None of this is to defend people who got into Gold Card Member of Humanity thinking on the basis of their racial or ethnic or national identity—hell no. I am just trying to understand why they seem to freak out so hard. The whole thing is incredibly dangerous and the very idea of Gold Card Members of Humanity should be attacked until we get rid of that idea since it’s a constant stepping stone to dehumanize other people.
Tl; dr—Yes, it’s narcissism. But it might be very complicated how people acquire it through their circumstances, and how it is maintained in people.
As an aside—a few of your thoughts sound so Catholic, LOL. Your podcasting friend may be rubbing off on you. I kid but the idea of owing to others what you cannot possibly fathom—that’s just an idea I was raised with. There’s a way of seeing one’s responsibility as enormous can be hubris too—but that’s just another painful thing about our powerlessness as beings. We learn these attitudes so early though—we might struggle to re-write any of these scripts in our head so I don’t know how responsible we are for them.
Hi Sam,
I left a critical comment yesterday and then deleted it because it felt kind of dick-ish.

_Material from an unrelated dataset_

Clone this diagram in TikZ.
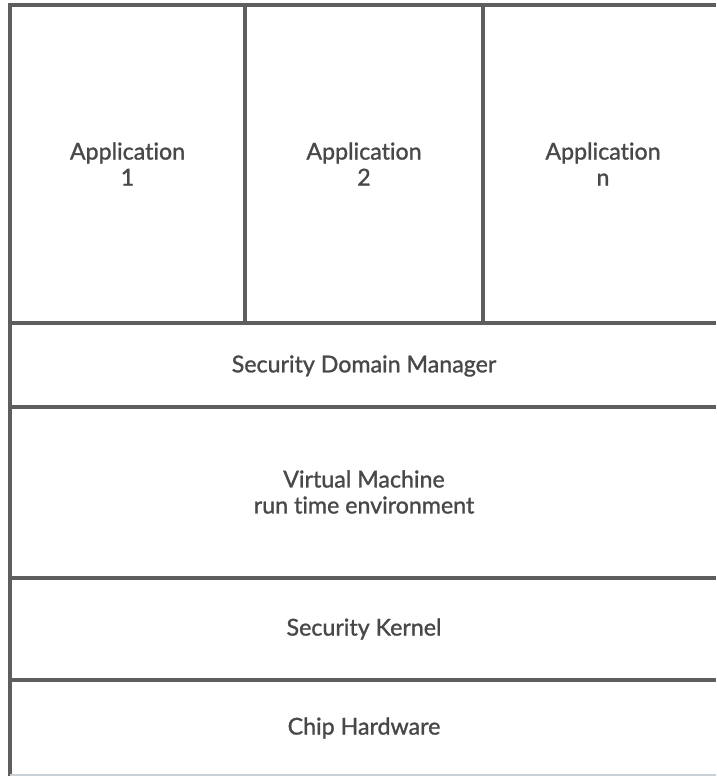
\documentclass[tikz,border=0pt]{standalone}
\usepackage{fontspec}
\setmainfont{Lato}[Ligatures=NoCommon,FakeBold=1.2]
\definecolor{rule}{HTML}{5E5E5E}
\definecolor{ink}{HTML}{484848}
\definecolor{edge}{HTML}{C9D0D6}
\begin{document}
\begin{tikzpicture}[x=1pt,y=-1pt,
  grid/.style={draw=rule,line width=3.2pt},
  label/.style={text=ink,font=\fontsize{23.2}{26}\selectfont,align=center,inner sep=0pt}]
\useasboundingbox[fill=white] (0,0) rectangle (716,776);
% outer frame (open on the right) and layer dividers
\draw[grid] (716,5) -- (10,5) -- (10,776);
\draw[grid] (10,323) -- (716,323);
\draw[grid] (10,407) -- (716,407);
\draw[grid] (10,578) -- (716,578);
\draw[grid] (10,680) -- (716,680);
\draw[edge,line width=2pt] (10,775) -- (716,775);
% application columns
\draw[grid] (245,5) -- (245,323);
\draw[grid] (483,5) -- (483,323);
% labels
\node[label] (app1) at (127.5,164) {Application\\1};
\node[label] (app2) at (364,164) {Application\\2};
\node[label] (appn) at (603,164) {Application\\n};
\node[label] (sdm) at (364,366) {Security Domain Manager};
\node[label] (vm) at (364,492) {Virtual Machine\\run time environment};
\node[label] (sk) at (364,629) {Security Kernel};
\node[label] (hw) at (364,728) {Chip Hardware};
\end{tikzpicture}
\end{document}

I do agree with the emotional truth of your essay and empathize with much of your piece but disagree with the dynamics as you describe them.
I am sure you may have seen it already but most of my disagreements with your piece are put better (and more graciously) than I ever could in Jon-Danforth-Appell’s recent essay in JC:
https://jewishcurrents.org/against-zionist-realism
Even though I disagree with your take I do appreciate you contributing to what is clearly a necessary conversation.